PCG sales in the first quarter of 2010 declined $8.1 million or 61.2% compared to the first quarter of 2009. The decrease in PCG net sales was driven by global reduction in demand for consumer electronics which has reduced the utilization of existing systems at our MLCC manufacturing customers and impacted their demand for additional products.

IMG sales in the first quarter of 2010 decreased $16.8 million or 58.0% compared to the first quarter of 2009. The decrease was primarily due to strong sales that occurred in the first quarter of 2009 for our micro-machining products driven by initial demand for the Model 5800 released during that quarter. Sales for the first quarter of 2010 reflect lower order levels from micro-machining customers partially offset by continued demand from flex circuit and integrated circuit packaging segments of the market.

Net sales by geographic region for the fiscal quarters ended June 27, 2009 and June 28, 2008 were as follows:

 

     Fiscal quarter ended  
     June 27, 2009     June 28, 2008  

(In thousands, except percentages)

   Net Sales    % of Net Sales     Net Sales    % of Net Sales  

Asia

   $ 16,087    71.1   $ 44,439    69.4

Americas

     4,287    19.0     12,903    20.2

Europe

     2,229    9.9     6,682    10.4
                          
   $ 22,603    100.0   $ 64,024    100.0
                          

Compared to the fiscal quarter ended June 28, 2008, net sales for the fiscal quarter ended June 27, 2009 declined $28.4 million or 63.8% in Asia, $8.6 million or 66.8% in the Americas, and $4.5 million or 66.6% in Europe.
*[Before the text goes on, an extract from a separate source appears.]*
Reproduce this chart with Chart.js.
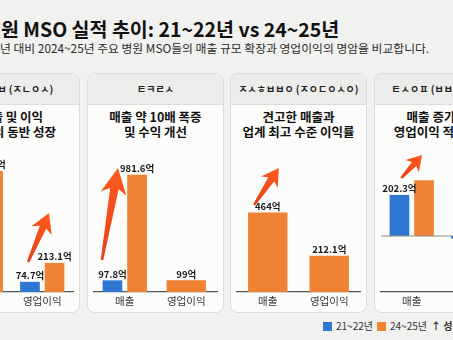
<!DOCTYPE html>
<html><head><meta charset="utf-8">
<script src="https://cdn.jsdelivr.net/npm/chart.js@4.4.1/dist/chart.umd.min.js"></script>
<style>
html,body{margin:0;padding:0;}
body{width:453px;height:340px;overflow:hidden;background:#f1f1ef;position:relative;font-family:'Noto Sans CJK KR','Noto Sans',sans-serif;color:#111;}
.title{position:absolute;left:1px;top:14px;font-size:19.5px;font-weight:700;white-space:nowrap;}
.sub{position:absolute;left:0;top:39px;font-size:11.8px;color:#2a2a2a;white-space:nowrap;}
.card{position:absolute;top:73px;width:137px;height:240px;background:#fcfcfb;border:1px solid #dcdcda;border-radius:8px;box-sizing:border-box;overflow:hidden;}
.hd{height:30px;background:#ececeb;border-bottom:1px solid #dcdcda;text-align:center;line-height:30px;font-size:10px;font-weight:700;white-space:nowrap;color:#222;}
.ct{position:absolute;top:35px;left:0;width:100%;text-align:center;font-size:12.5px;font-weight:700;line-height:15px;white-space:nowrap;color:#111;}
canvas.c{position:absolute;top:130px;}
.lg{position:absolute;top:319px;font-size:10px;color:#333;white-space:nowrap;line-height:14px;}
.sw{position:absolute;top:322px;width:9px;height:9px;}
</style>
</head>
<body>
<div class="title">원 MSO 실적 추이: 21~22년 vs 24~25년</div>
<div class="sub">년 대비 2024~25년 주요 병원 MSO들의 매출 규모 확장과 영업이익의 명암을 비교합니다.</div>
<div id="cards"></div>
<div class="sw" style="left:323px;background:#2f78d1"></div>
<div class="lg" style="left:336px">21~22년</div>
<div class="sw" style="left:377px;background:#ef8233"></div>
<div class="lg" style="left:390px">24~25년</div>
<div class="lg" style="left:431px;font-weight:700">↑ 성장 추세</div>
<script>
const categories = ['매출', '영업이익'];
const seriesNames = ['21~22년', '24~25년'];
const cardNames = ['ㅈㅇㅂㅂ (ㅈㄴㅇㅅ)', 'ㅌㅋㄹㅅ', 'ㅈㅅㅎㅂㅂㅇ (ㅈㅇㄷㅇㅅㅇ)', 'ㅌㅅㅇㅍ (ㅂㅂㅇㅎㅅㅇ)'];
const cardNotes = [['매출 및 이익', '큰 폭의 동반 성장'], ['매출 약 10배 폭증', '및 수익 개선'], ['견고한 매출과', '업계 최고 수준 이익률'], ['매출 증가에도', '영업이익 적자 지속']];
const values2122 = [[420, 74.7], [97.8, null], [null, null], [202.3, -12.4]];
const values2425 = [[887, 213.1], [981.6, 99], [464, 212.1], [275, -38.5]];
const axisMin = [0, 0, 0, -276];
const axisMax = [1040, 1190, 830, 424];
// growth arrows in data space: [from category, from value, to category, to value]
const arrows = [[0.77, 220, 1.11, 578], [-0.37, 268, -0.11, 1039], [-0.22, 509, 0.18, 725], [-0.17, 286, 0.17, 399]];

const cardLeft = [-57, 87, 230, 374];
const arrowSize = [[19, 22, 2.5, 7], [26, 26, 2.5, 8.5], [17, 20, 2.5, 7], [15, 18, 2.5, 6]];
const hidden = [[], [], [], [[1, 0], [0, 1], [1, 1]]];

Chart.defaults.font.family = "'Noto Sans CJK KR','Noto Sans',sans-serif";

function drawArrow(ctx, x1, y1, x2, y2, headLen, headW, tailW, neckW) {
  const dx = x2 - x1, dy = y2 - y1, L = Math.hypot(dx, dy), ux = dx / L, uy = dy / L, nx = -uy, ny = ux;
  const bx = x2 - ux * headLen, by = y2 - uy * headLen;
  const cx = x2 - ux * headLen * 0.8, cy = y2 - uy * headLen * 0.8;
  ctx.beginPath();
  ctx.moveTo(x1 + nx * tailW / 2, y1 + ny * tailW / 2);
  ctx.lineTo(cx + nx * neckW / 2, cy + ny * neckW / 2);
  ctx.lineTo(bx + nx * headW / 2, by + ny * headW / 2);
  ctx.lineTo(x2, y2);
  ctx.lineTo(bx - nx * headW / 2, by - ny * headW / 2);
  ctx.lineTo(cx - nx * neckW / 2, cy - ny * neckW / 2);
  ctx.lineTo(x1 - nx * tailW / 2, y1 - ny * tailW / 2);
  ctx.closePath();
  const g = ctx.createLinearGradient(x1, y1, x2, y2);
  g.addColorStop(0, '#e8401a');
  g.addColorStop(1, '#ff5a1e');
  ctx.fillStyle = g;
  ctx.fill();
}

const annot = {
  id: 'annot',
  afterDatasetsDraw(chart, args, opts) {
    const ctx = chart.ctx, xs = chart.scales.x, ys = chart.scales.y, a = chart.chartArea;
    if (ys.min < 0) {
      const zy = ys.getPixelForValue(0);
      ctx.save(); ctx.strokeStyle = '#8a8a8a'; ctx.lineWidth = 1.2;
      ctx.beginPath(); ctx.moveTo(a.left, zy); ctx.lineTo(a.right, zy); ctx.stroke(); ctx.restore();
    }
    ctx.save();
    ctx.font = "bold 9.5px 'Noto Sans CJK KR'";
    ctx.fillStyle = '#1a1a1a'; ctx.textAlign = 'center';
    chart.data.datasets.forEach((ds, di) => {
      const meta = chart.getDatasetMeta(di);
      meta.data.forEach((bar, i) => {
        const v = ds.data[i];
        if (v === null || v === undefined) return;
        if ((opts.hide || []).some(h => h[0] === di && h[1] === i)) return;
        if (v >= 0) { ctx.textBaseline = 'bottom'; ctx.fillText(v + '억', bar.x, bar.y - 1.5); }
        else { ctx.textBaseline = 'top'; ctx.fillText(v + '억', bar.x, bar.y + 1.5); }
      });
    });
    ctx.restore();
    if (opts.arrow) {
      const [c1, v1, c2, v2] = opts.arrow;
      const s = opts.size;
      ctx.save();
      drawArrow(ctx, xs.getPixelForValue(c1), ys.getPixelForValue(v1), xs.getPixelForValue(c2), ys.getPixelForValue(v2), s[0], s[1], s[2], s[3]);
      ctx.restore();
    }
  }
};

const cardsEl = document.getElementById('cards');
for (let i = 0; i < 4; i++) {
  const card = document.createElement('div');
  card.className = 'card';
  card.style.left = cardLeft[i] + 'px';
  card.innerHTML = '<div class="hd">' + cardNames[i] + '</div><div class="ct">' + cardNotes[i][0] + '<br>' + cardNotes[i][1] + '</div>';
  cardsEl.appendChild(card);
  const cv = document.createElement('canvas');
  cv.className = 'c';
  cv.width = 137; cv.height = 180;
  cv.style.left = cardLeft[i] + 'px';
  document.body.appendChild(cv);
  new Chart(cv, {
    type: 'bar',
    data: {
      labels: categories,
      datasets: [
        { label: seriesNames[0], data: values2122[i], backgroundColor: '#2f78d1' },
        { label: seriesNames[1], data: values2425[i], backgroundColor: '#ef8233' }
      ]
    },
    options: {
      responsive: false, animation: false, devicePixelRatio: 1,
      layout: { padding: { left: 7, right: 7, top: 20, bottom: 0 } },
      datasets: { bar: { categoryPercentage: 0.8, barPercentage: 0.8, skipNull: true } },
      plugins: {
        legend: { display: false }, tooltip: { enabled: false },
        annot: { arrow: arrows[i], size: arrowSize[i], hide: hidden[i] }
      },
      scales: {
        x: {
          grid: { display: false, drawTicks: false },
          border: { display: true, color: '#555', width: 1.2 },
          ticks: { color: '#333', font: { size: 10.5 }, padding: 3 },
          afterFit(s) { s.height = 18; }
        },
        y: { display: false, min: axisMin[i], max: axisMax[i] }
      }
    },
    plugins: [annot]
  });
}
</script>
</body></html>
These decreases reflect the impact of the global economic recession on all of our markets.

Gross Profit

Gross profit for the fiscal quarters ended June 27, 2009 and June 28, 2008 was as follows:

 

     Fiscal quarter ended  
     June 27, 2009     June 28, 2008  

(In thousands, except percentages)

   Gross Profit    % of Net Sales     Gross Profit    % of Net Sales  

Gross Profit

   $ 5,961    26.4   $ 25,291    39.5
                          

Gross profit for the fiscal quarter ended June 27, 2009 was $6.0 million, a decline of $19.3 million compared to gross profit of $25.3 million for the fiscal quarter ended June 28, 2008. Gross profit also declined as a percentage of net sales, decreasing to 26.4% for the first quarter of 2010 from 39.5% for the first quarter of 2009. These decreases were primarily related to decreased revenue levels along with an associated reduction in capacity utilization. As a response to the decline in business, management implemented cost reduction efforts throughout fiscal 2009, including reductions in manufacturing labor and overhead, which partially mitigated the impact of lower production volumes.

 

18


Table of Contents

Operating Expenses

Operating expenses for the fiscal quarters ended June 27, 2009 and June 28, 2008 were as follows:

 

     Fiscal quarter ended  
     June 27, 2009     June 28, 2008  

(In thousands, except percentages)

   Expense     % of Net Sales     Expense    % of Net Sales  

Selling, Service and Administration

   $ 11,971      53.0   $ 15,100    23.5

Research, Development and Engineering

     7,455      33.0        9,658    15.0   

Restructuring Costs

     —        —          749    1.2   

Merger Termination Proceeds, net

     (4,516   (20.0     —      —     
                           
   $ 14,910      66.0   $ 25,507    39.7
                           

Selling, Service and Administration Expenses

The primary items included in selling, service and administration (SS&A) expenses are labor and other employee-related expenses including share-based compensation expense, travel expenses, professional fees, sales commissions and facilities costs. SS&A expenses were $12.0 million for the fiscal quarter ended June 27, 2009, a decrease of $3.1 million compared to $15.1 million in the fiscal quarter ended June 28, 2008. The decrease in SS&A expenses was primarily attributable to restructuring and cost management activities completed in fiscal 2009. These actions have included company-wide reductions in force and related decreases in compensation, labor, and travel-related costs. Additionally, we have implemented several temporary cost reduction measures, including salary reductions, furloughs, and elimination of the Company match of 401(k) contributions. The impact of these reductions was partially offset by an increase of $0.9 million in SS&A share-based compensation expense. Share-based compensation expense increased compared to the same quarter of the prior year primarily due to a change to immediate vesting for annual grants to the board of directors in May of 2009 and the incremental cost of the Company’s annual stock grant. To the extent that any of the temporary cost reduction measures cited above are discontinued in future quarters, employee-related expenses will increase accordingly.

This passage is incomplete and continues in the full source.